Repeat, exactly and only, the lines from the beginning of the data through the line with "import matplotlib.pyplot as plt". Pictures are left out.
##### Supplied material #####
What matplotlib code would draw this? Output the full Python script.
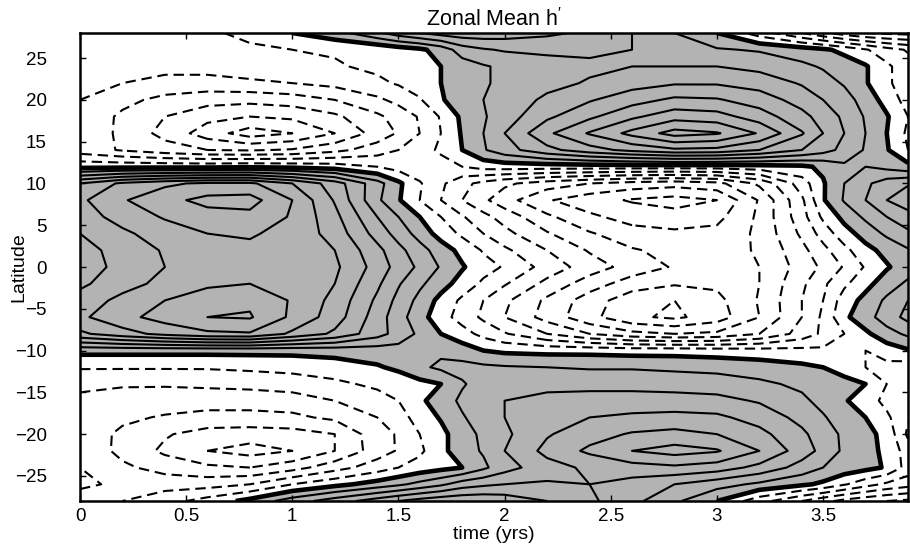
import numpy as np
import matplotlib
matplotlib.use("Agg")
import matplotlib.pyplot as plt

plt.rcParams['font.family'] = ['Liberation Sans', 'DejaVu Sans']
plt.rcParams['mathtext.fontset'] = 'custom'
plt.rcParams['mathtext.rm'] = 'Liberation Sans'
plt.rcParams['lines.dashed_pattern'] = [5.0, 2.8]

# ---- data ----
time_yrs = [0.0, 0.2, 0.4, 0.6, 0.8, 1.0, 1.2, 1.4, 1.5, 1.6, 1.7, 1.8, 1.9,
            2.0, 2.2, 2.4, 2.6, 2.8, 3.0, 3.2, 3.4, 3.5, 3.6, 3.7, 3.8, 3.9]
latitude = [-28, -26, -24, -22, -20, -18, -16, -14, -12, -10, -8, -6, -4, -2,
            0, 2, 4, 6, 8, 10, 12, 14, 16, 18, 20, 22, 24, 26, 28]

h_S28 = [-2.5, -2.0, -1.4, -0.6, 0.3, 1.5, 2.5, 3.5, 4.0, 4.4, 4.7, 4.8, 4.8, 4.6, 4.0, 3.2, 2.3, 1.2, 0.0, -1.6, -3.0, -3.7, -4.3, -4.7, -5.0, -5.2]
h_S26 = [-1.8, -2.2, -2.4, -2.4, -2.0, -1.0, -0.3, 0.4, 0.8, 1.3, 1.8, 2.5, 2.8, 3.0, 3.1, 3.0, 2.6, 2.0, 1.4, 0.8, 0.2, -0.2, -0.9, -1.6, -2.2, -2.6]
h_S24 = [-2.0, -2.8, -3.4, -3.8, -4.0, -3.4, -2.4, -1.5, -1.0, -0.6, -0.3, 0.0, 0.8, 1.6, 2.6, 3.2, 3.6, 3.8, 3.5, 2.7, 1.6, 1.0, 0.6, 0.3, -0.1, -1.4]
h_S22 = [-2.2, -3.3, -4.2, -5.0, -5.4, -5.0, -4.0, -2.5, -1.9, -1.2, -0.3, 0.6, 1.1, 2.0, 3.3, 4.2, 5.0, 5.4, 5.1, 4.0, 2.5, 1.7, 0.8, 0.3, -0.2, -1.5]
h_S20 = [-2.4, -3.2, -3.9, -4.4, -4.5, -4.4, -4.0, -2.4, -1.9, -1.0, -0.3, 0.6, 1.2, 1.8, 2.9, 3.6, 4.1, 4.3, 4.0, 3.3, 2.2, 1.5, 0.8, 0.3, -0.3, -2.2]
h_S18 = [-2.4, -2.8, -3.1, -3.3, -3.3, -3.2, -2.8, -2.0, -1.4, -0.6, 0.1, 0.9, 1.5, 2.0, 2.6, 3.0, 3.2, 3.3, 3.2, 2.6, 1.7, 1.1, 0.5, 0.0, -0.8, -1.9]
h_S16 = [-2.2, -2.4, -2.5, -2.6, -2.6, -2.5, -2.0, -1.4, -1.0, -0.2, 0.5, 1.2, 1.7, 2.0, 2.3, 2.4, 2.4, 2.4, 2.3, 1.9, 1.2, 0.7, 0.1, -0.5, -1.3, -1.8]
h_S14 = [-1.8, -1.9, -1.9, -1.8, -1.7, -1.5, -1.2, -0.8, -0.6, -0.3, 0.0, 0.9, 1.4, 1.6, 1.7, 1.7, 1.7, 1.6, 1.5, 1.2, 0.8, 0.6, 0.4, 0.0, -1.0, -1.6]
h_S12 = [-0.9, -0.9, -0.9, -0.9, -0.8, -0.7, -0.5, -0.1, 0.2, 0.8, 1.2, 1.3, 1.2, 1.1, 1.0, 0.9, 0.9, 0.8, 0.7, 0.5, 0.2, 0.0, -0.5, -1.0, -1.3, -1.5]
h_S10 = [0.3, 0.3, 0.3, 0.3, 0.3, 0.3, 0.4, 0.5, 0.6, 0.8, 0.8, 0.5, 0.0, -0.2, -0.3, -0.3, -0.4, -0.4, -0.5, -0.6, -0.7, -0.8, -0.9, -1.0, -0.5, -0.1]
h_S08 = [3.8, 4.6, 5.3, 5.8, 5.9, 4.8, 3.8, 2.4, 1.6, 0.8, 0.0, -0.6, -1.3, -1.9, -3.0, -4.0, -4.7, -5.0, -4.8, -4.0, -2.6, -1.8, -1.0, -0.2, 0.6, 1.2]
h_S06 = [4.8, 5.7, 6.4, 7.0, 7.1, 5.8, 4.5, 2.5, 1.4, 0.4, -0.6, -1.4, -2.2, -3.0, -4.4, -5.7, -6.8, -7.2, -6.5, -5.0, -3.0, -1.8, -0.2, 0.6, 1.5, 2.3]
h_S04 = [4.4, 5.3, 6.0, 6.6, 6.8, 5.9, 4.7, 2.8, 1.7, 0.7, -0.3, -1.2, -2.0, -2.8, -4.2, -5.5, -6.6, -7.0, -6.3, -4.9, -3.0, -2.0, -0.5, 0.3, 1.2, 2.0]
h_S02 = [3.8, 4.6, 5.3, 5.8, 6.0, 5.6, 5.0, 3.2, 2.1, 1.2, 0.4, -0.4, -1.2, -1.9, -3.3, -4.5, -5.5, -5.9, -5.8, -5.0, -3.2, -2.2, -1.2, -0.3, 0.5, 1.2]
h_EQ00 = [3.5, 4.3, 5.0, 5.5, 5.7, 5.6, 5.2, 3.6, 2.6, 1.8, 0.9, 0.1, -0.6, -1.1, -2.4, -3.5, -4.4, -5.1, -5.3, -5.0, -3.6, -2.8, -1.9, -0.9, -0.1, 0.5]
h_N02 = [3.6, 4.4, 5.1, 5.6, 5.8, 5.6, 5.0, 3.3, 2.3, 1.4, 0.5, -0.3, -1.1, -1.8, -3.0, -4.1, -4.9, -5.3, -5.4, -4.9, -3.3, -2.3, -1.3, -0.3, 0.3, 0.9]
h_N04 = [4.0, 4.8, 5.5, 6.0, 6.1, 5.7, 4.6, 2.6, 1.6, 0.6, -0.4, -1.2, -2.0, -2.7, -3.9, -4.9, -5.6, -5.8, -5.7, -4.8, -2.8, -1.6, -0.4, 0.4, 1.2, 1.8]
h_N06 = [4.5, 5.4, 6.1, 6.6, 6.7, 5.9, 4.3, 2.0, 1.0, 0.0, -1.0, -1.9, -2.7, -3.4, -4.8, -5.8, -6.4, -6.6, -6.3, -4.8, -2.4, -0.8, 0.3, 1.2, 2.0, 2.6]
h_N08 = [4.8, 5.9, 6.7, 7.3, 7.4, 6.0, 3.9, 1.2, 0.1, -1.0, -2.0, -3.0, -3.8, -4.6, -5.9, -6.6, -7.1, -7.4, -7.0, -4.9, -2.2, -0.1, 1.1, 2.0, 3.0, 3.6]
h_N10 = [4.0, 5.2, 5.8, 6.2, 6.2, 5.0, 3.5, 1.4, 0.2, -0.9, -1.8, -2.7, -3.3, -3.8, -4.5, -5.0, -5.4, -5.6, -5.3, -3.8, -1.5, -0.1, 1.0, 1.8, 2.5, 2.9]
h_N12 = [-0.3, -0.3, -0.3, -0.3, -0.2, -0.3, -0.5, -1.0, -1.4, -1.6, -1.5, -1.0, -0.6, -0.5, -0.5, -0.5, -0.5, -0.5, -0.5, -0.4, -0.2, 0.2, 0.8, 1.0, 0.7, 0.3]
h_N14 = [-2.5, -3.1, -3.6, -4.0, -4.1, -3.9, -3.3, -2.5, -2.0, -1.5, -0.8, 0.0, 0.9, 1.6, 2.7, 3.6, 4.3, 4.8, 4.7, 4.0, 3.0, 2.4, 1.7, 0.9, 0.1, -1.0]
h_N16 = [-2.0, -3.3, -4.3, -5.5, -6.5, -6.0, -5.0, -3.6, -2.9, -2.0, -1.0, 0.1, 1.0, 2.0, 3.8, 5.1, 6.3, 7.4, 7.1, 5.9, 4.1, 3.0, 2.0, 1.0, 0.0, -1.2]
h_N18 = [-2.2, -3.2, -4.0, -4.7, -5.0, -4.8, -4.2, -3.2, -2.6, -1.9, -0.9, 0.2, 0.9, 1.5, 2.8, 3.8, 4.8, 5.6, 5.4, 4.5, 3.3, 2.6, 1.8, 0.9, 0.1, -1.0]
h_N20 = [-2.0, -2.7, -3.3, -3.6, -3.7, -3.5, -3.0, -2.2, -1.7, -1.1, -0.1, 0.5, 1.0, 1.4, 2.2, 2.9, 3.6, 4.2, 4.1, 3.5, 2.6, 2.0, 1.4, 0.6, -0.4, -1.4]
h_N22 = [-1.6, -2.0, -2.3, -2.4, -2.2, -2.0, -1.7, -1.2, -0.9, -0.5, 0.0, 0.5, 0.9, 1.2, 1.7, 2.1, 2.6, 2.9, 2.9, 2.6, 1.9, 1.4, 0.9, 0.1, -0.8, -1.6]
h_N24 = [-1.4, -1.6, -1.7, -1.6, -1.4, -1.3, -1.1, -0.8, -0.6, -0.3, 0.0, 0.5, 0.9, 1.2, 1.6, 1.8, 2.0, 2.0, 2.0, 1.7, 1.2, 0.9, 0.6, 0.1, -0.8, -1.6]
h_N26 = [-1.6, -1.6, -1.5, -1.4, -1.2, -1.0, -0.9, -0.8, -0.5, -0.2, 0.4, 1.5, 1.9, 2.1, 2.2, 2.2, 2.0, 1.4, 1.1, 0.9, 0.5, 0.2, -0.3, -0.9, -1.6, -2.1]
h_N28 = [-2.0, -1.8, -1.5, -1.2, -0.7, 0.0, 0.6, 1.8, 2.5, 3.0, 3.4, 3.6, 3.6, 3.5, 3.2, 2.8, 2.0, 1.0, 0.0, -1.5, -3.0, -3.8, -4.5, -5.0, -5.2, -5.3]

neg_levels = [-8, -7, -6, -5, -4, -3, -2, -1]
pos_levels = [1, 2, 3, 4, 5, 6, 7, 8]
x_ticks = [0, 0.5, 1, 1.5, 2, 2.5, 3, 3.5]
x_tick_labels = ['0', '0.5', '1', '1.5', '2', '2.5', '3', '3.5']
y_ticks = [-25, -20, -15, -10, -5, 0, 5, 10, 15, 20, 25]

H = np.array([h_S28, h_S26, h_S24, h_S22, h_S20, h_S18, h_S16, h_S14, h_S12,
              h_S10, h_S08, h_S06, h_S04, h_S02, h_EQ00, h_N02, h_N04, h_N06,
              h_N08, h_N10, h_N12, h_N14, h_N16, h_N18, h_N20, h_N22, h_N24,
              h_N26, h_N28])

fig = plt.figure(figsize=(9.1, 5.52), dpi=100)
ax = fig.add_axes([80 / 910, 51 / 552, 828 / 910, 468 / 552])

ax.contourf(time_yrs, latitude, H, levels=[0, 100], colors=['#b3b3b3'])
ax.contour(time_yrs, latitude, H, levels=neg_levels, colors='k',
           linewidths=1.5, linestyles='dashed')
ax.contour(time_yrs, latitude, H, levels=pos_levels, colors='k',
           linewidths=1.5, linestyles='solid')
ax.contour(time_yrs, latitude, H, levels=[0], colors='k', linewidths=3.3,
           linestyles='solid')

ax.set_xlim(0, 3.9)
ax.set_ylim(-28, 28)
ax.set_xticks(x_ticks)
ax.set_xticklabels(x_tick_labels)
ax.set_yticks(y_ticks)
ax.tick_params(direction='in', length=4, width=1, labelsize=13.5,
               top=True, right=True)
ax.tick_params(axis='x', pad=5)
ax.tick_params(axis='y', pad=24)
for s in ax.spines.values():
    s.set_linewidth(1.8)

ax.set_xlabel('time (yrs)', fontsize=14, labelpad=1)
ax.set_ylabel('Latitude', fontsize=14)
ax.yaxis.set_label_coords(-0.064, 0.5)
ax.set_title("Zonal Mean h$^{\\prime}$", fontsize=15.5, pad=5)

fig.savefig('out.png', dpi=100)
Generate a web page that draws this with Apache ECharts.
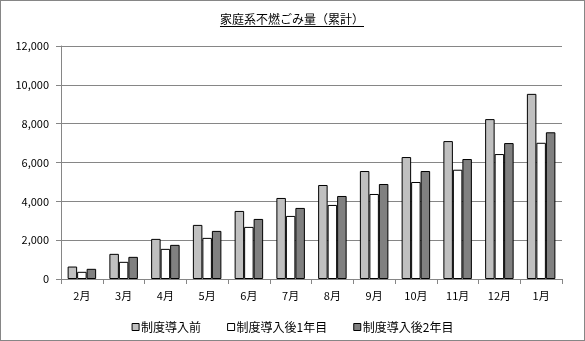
#####
**Exercise answer**
What matplotlib code would draw this? Output the full Python script.
import numpy as np
import matplotlib
matplotlib.use("Agg")
import matplotlib.pyplot as plt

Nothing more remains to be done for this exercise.